Sweet or Dry? Full- versus Light-bodied?
Wine terminology can be hopelessly vague. "Fat," "round," "charming," "plump" – these are words used to describe a beverage? Forget about memorizing the wine dictionary for now; as a beginner, there are two primary qualities upon which you’ll want to concentrate: sweet vs. dry, light versus full-bodied.

All right, you all know what sweet tastes like, right? Well dry, in wine-speak, is essentially the opposite of sweet. The less sweetness you detect in a wine, the drier you’d say it is. It’s all about sugar content.
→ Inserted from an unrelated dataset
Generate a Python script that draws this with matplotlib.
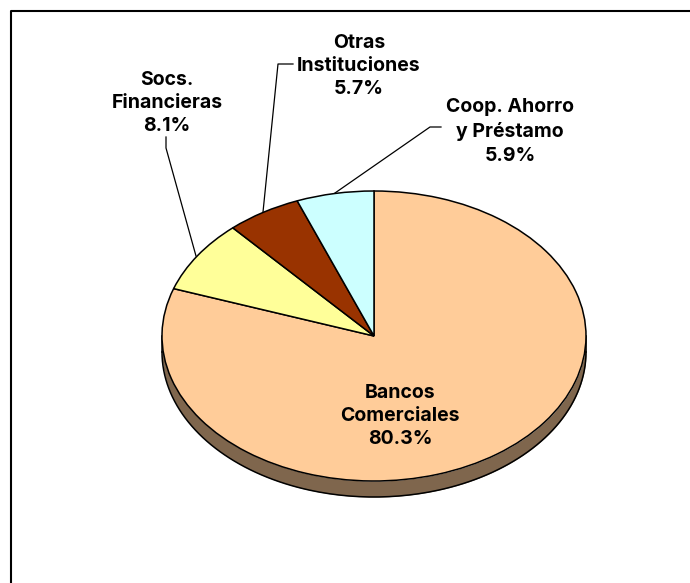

Be aware, however, that sometimes, dry wines can taste "fruity" – which the mind often interprets as tasting sweet even though the actual sugar content is quite low.

The fullness, or weight, of a wine can be a bit harder to pin down. Several factors contribute to it: acidity, the proportion of alcohol, the amount of tannin present. Basically, a full-bodied wine will seem to fill your mouth chock full of flavor. Red wines, on the whole, are heavier than white wines. 

As a general rule, heavier wines go with spicier, richer foods; lighter wines are perfect with more subtle flavors. Also, if you’re going to be sampling several wines during the course of an evening, start with the lighter ones first, and make your way up to the more full-bodied ones later.